Everything that winter was happy for me--on the outside. It was before Gregory died, and his life seemed relatively carefree. I was a good kid, sheltered. I didn't smoke or drink, didn't have a curfew because I didn't need one. My life was about school and friends and records and shows like "Happy Days" and "Laverne and Shirley." On the inside, though, I was a jumble of existential questions, quiet rebellion, and young teen angst.

The winter of '77 was a winter whose landscape was dotted with car exhaust-blackened snow and ice, dirty abandoned, graffitied rowhouses all 'round, and trees that would have been just nondescript, except that they were ugly and putrid. Didn't know there were putrid trees, but there were, and the only ugly trees I knew where here, in this ravaged part of the city, lining the tiny smudges of patchy littered crabgrass and weeds that passed for parks in this bedraggled urban hellhole I called home.

I imagined the aroma of fragrant pines and spruce and cedar in some forest primeval as I walked the broken concrete path that cut through the "park," adorned only with industrial orange barrels and garbage cans burning last month's rotting leaves and last year's smelly trash.

I imagined long-haired English boys in Carnaby Street and King's Road. I imagined flower children in the Haight and scruffy young men in the mountains and hippies in the Canyon. I imagined mini-skirted Mary Quant models and mods on mini bikes and lovers in convertibles and what I got were greaseball hoods dressed like Rocky and singing flat, dated a capella on 10th and Porter.

Somewhere was that scene, that timeless, placeless scene that had been with me, that had rested deep inside me, in my core, in my soul, that had resonated with me and made my pulse race, that felt like home though it was so foreign. Somewhere it existed in reality. But it wasn't in this fucking shithole, that was for sure.

Hangin' with the Dharma Bums

I remember the first City Lights black-and-white softcover that caught my eye. It was Gregory Corso's Gasoline, and it cost something like $2.50. It was the mid 1970s and I can guarantee, without a doubt, that I was the only young teenage Catholic girl in the city of Philadelphia who was scoping out Robins Bookstore for City Lights titles by Ginsberg, Corso, Ferlinghetti, and Kerouac.

It was listening to Dylan's Blood On the Tracks that first opened my mind--opened it way beyond my comfort zone at the time. Remember, I was only 14--and a sheltered, innocent 14 at that. Before Dylan, I'd thought that John Lennon was the ultimate intellectual rock god. But Dylan was a whole new world. I wanted to know everything he knew. To be inspired by everyone and everything that inspired him. He was my new guru. But I had to keep it a secret, for fear of humiliation among the girls in the hood.
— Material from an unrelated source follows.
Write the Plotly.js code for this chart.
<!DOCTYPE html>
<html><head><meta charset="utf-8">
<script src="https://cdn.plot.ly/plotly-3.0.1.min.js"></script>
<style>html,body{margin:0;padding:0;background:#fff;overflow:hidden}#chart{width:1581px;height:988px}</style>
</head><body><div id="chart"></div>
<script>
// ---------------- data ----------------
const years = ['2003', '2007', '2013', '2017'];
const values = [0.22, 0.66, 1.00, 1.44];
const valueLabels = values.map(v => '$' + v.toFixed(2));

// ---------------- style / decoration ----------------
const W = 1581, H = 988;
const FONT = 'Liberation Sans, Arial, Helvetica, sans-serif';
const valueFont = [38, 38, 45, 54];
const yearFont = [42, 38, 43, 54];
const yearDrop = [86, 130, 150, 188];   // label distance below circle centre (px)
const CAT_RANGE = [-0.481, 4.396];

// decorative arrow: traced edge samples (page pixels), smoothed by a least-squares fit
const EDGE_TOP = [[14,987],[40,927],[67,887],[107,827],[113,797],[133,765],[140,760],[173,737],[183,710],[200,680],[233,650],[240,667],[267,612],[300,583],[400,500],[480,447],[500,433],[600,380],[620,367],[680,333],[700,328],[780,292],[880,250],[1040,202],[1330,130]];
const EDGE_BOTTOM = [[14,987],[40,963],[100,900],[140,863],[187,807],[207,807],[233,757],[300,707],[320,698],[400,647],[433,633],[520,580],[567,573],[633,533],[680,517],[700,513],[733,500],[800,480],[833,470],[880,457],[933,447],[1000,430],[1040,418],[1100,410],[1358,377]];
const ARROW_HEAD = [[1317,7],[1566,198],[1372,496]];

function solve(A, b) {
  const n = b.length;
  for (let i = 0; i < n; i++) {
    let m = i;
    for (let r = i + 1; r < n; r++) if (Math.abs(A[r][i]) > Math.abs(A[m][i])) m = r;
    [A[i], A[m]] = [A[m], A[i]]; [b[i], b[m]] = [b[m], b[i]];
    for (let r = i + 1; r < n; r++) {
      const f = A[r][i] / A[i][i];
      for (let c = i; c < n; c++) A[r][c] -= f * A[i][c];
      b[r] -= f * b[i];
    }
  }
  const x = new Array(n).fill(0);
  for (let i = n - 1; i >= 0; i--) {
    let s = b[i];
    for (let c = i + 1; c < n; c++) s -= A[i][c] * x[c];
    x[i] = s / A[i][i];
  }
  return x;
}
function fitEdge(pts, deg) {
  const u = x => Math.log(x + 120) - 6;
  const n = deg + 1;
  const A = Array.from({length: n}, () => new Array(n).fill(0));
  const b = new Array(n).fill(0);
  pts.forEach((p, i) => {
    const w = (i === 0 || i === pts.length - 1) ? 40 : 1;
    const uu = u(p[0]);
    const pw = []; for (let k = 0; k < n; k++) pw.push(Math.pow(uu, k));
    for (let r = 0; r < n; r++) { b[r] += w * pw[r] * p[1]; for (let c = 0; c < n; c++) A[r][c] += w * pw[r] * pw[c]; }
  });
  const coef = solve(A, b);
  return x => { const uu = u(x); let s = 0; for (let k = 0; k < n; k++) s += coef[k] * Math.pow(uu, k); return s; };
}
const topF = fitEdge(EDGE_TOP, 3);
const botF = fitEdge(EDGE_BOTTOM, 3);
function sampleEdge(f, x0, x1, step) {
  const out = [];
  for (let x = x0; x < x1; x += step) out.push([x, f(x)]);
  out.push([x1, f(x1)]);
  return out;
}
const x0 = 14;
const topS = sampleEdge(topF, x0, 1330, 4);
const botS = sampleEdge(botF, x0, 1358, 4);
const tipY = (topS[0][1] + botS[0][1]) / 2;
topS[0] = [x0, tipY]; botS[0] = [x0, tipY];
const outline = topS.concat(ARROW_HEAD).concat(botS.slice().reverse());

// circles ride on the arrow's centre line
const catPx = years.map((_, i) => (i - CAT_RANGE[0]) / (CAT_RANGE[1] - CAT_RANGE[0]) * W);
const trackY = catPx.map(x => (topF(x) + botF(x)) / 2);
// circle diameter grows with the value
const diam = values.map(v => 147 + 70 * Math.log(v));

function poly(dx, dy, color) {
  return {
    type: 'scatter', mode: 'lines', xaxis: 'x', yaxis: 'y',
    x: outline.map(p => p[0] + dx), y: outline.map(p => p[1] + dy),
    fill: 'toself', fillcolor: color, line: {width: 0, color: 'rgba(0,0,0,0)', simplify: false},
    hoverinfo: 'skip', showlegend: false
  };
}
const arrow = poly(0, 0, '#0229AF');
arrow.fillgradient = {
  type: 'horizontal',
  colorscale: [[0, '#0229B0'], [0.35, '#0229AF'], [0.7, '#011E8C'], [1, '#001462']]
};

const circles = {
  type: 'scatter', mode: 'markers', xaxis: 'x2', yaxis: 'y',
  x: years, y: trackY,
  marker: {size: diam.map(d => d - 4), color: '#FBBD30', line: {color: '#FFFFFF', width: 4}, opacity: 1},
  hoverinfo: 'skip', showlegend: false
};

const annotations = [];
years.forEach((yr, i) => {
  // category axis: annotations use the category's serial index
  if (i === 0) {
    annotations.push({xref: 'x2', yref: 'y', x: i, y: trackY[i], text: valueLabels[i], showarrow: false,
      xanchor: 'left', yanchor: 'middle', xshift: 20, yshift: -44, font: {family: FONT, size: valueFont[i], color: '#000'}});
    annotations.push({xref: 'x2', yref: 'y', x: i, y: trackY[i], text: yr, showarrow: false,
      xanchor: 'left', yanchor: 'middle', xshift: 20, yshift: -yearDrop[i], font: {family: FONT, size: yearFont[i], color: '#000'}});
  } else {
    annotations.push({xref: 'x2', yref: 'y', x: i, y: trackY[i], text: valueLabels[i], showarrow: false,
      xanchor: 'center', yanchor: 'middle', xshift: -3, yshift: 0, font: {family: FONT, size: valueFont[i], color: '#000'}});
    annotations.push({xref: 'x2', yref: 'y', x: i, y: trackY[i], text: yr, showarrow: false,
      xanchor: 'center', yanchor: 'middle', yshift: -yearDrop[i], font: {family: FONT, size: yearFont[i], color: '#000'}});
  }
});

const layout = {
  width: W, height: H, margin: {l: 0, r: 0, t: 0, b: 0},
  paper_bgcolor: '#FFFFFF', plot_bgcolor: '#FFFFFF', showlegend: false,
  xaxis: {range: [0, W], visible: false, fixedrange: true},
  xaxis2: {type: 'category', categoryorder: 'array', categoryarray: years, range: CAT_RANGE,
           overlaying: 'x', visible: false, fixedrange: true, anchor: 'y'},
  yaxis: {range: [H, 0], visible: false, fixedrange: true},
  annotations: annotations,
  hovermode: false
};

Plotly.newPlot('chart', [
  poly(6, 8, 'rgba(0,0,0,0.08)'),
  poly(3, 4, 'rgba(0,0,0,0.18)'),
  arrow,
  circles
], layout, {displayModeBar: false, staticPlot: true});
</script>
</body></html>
In smoky, seedy Robins Bookstore on 13th & Market--where dirty old men with cigars and trenchcoats used to buy their porn, across from the big old church--St. John's, I think--I'd indulge in my deep, dark secret--poetry, the poetry of the Beats. It felt irreverant, exciting, scintilating. Corso wrote about things that shouldn't have been written about--like "Greenwich Village Suicide"--in such a powerful, real, no-bullshit way. It was refreshing--and a little scary.

Fast-forward 14 years or so. I'm hanging with Allen Ginsberg--a friend of a friend who I worked with in the music biz--overhearing him whisper in his sweaty, porno-intellectual voice about the charms of "pretty young boys." I am mortified, pretending to be asleep, and that same day, my hero, Rick, the proverbial nice guy come to life, rescues me from the admittedly literary, often gentle--but absolutely profane--reality that is Ginsberg. Rick walks in, nonchalantly, smoking a cigarette, and chats with Allen--who is wide-eyed and immediately taken with him. They talk for a sec about Bob Dylan, then somehow the small talk meanders to desserts (one of Rick's favorite topics). Rick's talking about apple pie, cake, and ice cream, as the most famous poet in the world sits mesemerized, fascinated, smitten by this sweet, unassuming guy--a rock-and-roll legend.
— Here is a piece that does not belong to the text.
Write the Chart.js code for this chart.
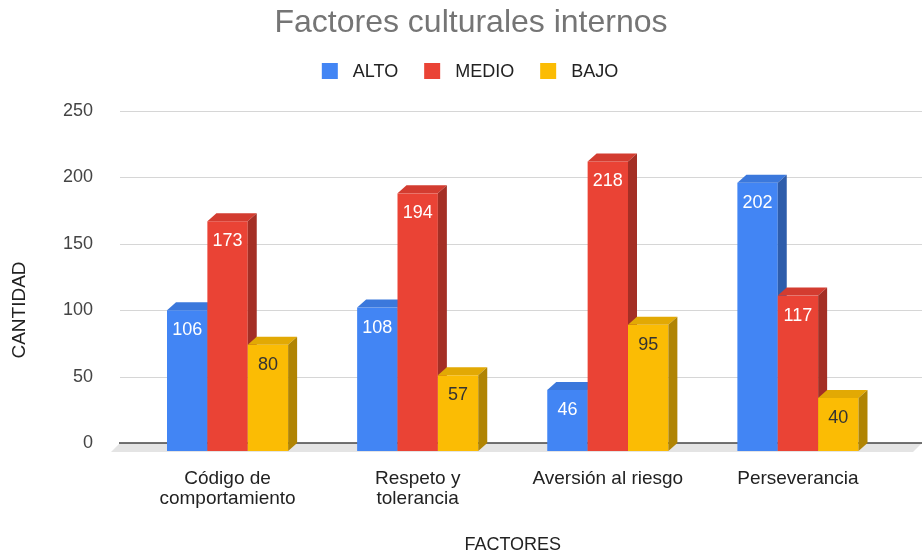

Then Rick cuts the chit-chat short with an amiable, "Alright Allen, see ya later, Buddy," and we leave. A minute or so of silence as we walk, then Rick gently admonishes me: "That's no place for you." In hindsight, it was quite endearing.
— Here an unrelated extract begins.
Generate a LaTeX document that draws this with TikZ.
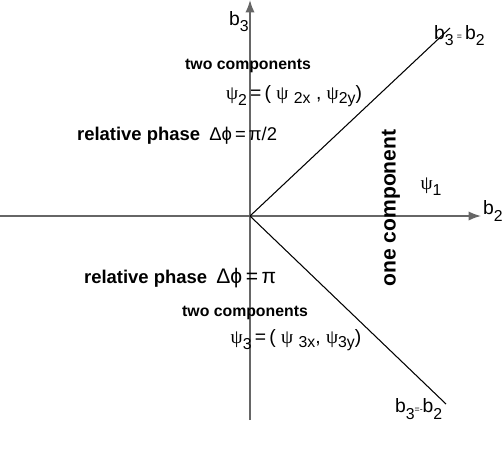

But this Beat journey of mine was just beginning. A few weeks later, at a poetry reading/book fair in the Village, a vodka-soaked, dirty, toothless, track-marked Gregory Corso, a literary rebel I'd admired from afar for so many years, is groping at me and, before I can react, I feel his hand on the small of my back, when I turn around and grab his arm, and yell in the South Philly dago accent I forgot I had, "Oh!!! Whadaya doin?!" As genteel as a nobleman, he takes the stack of books that I have, in my naivete', brought for him to sign, and autographs every one of them. The one I remember most vividly says: "Carol--I'd love to shove a rose up your heart--without thorns."


Somehow, I was able to handle myself with him. I guess that was the Beat way of saying "hello." And, in a strange way, I admired the fact that Gregory was real--his poetry was a true reflection of him. Plus, his name was Gregory--my brother's name--so he had to have goodness in him. We actually became friendly for a while and I ended up booking and promoting a poetry reading for him in Philly. By that time, he was calling me "Kiddo" and when he autographed my last of his books, he wrote "Thanks for a nice time in Old Philly. Be Good--love Gregory."


When I told Rick about the book fair, he reminded me that instances like that were one reason women had knees. Then he said "How do you get into these situations?"

All these years later, that's what I'd like to know.